• [Set problem] Your copy of the material must match it exactly, except that pictures are dropped.

• [Source material]
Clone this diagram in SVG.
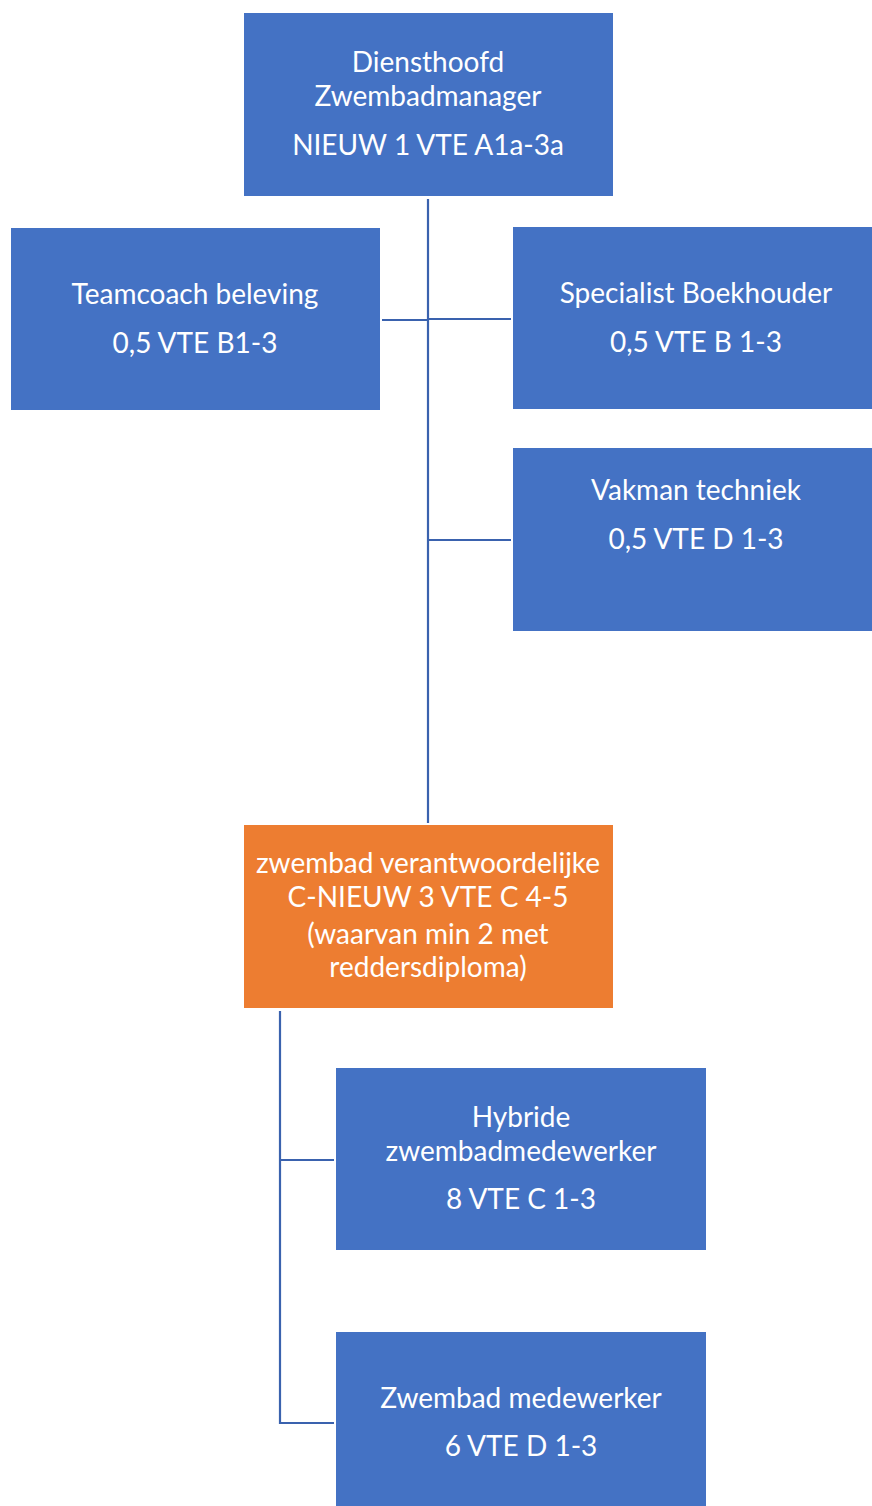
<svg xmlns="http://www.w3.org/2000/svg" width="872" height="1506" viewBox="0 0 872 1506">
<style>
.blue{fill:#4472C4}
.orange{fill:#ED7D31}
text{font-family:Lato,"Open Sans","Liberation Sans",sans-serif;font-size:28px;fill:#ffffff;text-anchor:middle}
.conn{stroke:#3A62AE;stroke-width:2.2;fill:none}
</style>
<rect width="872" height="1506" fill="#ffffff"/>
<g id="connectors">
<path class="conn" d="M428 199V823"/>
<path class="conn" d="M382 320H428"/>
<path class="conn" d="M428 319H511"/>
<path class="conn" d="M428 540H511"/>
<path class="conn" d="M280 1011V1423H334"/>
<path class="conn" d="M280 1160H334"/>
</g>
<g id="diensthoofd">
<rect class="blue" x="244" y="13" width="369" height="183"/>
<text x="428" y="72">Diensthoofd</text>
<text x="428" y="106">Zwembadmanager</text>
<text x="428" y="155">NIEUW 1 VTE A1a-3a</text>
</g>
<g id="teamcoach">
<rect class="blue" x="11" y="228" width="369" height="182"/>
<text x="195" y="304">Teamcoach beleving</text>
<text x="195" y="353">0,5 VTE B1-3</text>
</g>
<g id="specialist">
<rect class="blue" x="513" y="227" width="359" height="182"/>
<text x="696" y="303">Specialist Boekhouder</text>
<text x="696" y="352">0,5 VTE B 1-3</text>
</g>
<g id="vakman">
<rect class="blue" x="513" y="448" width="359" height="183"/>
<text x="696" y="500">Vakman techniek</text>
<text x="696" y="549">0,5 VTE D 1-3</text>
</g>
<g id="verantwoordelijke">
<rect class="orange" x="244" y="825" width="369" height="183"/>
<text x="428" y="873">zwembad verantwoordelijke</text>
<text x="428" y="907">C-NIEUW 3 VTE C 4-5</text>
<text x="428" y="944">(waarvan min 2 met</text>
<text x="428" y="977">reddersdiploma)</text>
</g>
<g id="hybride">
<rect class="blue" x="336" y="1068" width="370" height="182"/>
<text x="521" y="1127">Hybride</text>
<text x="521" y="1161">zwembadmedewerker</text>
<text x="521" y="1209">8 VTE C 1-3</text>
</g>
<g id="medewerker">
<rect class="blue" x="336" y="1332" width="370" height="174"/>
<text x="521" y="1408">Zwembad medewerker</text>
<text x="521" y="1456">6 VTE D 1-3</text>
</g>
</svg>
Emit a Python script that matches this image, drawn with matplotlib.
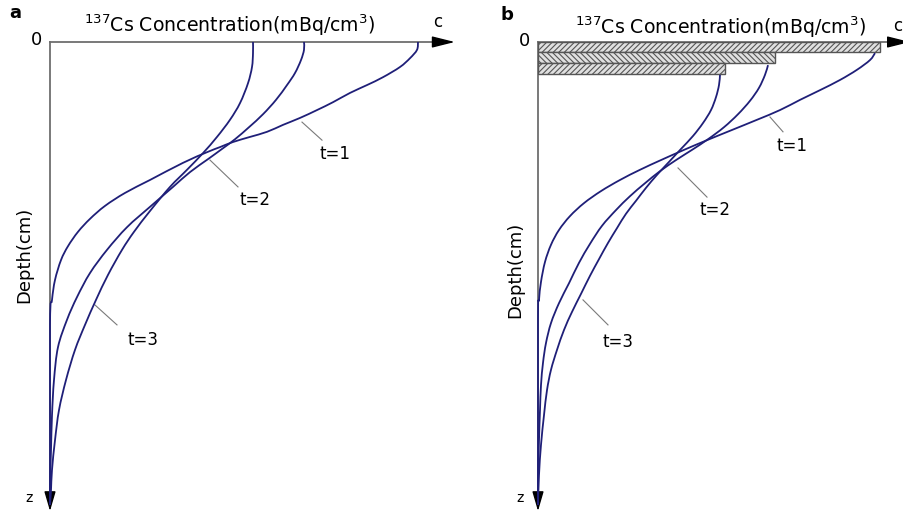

• [Final result]
Clone this diagram in SVG.
<svg xmlns="http://www.w3.org/2000/svg" width="872" height="1506" viewBox="0 0 872 1506">
<style>
.blue{fill:#4472C4}
.orange{fill:#ED7D31}
text{font-family:Lato,"Open Sans","Liberation Sans",sans-serif;font-size:28px;fill:#ffffff;text-anchor:middle}
.conn{stroke:#3A62AE;stroke-width:2.2;fill:none}
</style>
<rect width="872" height="1506" fill="#ffffff"/>
<g id="connectors">
<path class="conn" d="M428 199V823"/>
<path class="conn" d="M382 320H428"/>
<path class="conn" d="M428 319H511"/>
<path class="conn" d="M428 540H511"/>
<path class="conn" d="M280 1011V1423H334"/>
<path class="conn" d="M280 1160H334"/>
</g>
<g id="diensthoofd">
<rect class="blue" x="244" y="13" width="369" height="183"/>
<text x="428" y="72">Diensthoofd</text>
<text x="428" y="106">Zwembadmanager</text>
<text x="428" y="155">NIEUW 1 VTE A1a-3a</text>
</g>
<g id="teamcoach">
<rect class="blue" x="11" y="228" width="369" height="182"/>
<text x="195" y="304">Teamcoach beleving</text>
<text x="195" y="353">0,5 VTE B1-3</text>
</g>
<g id="specialist">
<rect class="blue" x="513" y="227" width="359" height="182"/>
<text x="696" y="303">Specialist Boekhouder</text>
<text x="696" y="352">0,5 VTE B 1-3</text>
</g>
<g id="vakman">
<rect class="blue" x="513" y="448" width="359" height="183"/>
<text x="696" y="500">Vakman techniek</text>
<text x="696" y="549">0,5 VTE D 1-3</text>
</g>
<g id="verantwoordelijke">
<rect class="orange" x="244" y="825" width="369" height="183"/>
<text x="428" y="873">zwembad verantwoordelijke</text>
<text x="428" y="907">C-NIEUW 3 VTE C 4-5</text>
<text x="428" y="944">(waarvan min 2 met</text>
<text x="428" y="977">reddersdiploma)</text>
</g>
<g id="hybride">
<rect class="blue" x="336" y="1068" width="370" height="182"/>
<text x="521" y="1127">Hybride</text>
<text x="521" y="1161">zwembadmedewerker</text>
<text x="521" y="1209">8 VTE C 1-3</text>
</g>
<g id="medewerker">
<rect class="blue" x="336" y="1332" width="370" height="174"/>
<text x="521" y="1408">Zwembad medewerker</text>
<text x="521" y="1456">6 VTE D 1-3</text>
</g>
</svg>
Emit a Python script that matches this image, drawn with matplotlib.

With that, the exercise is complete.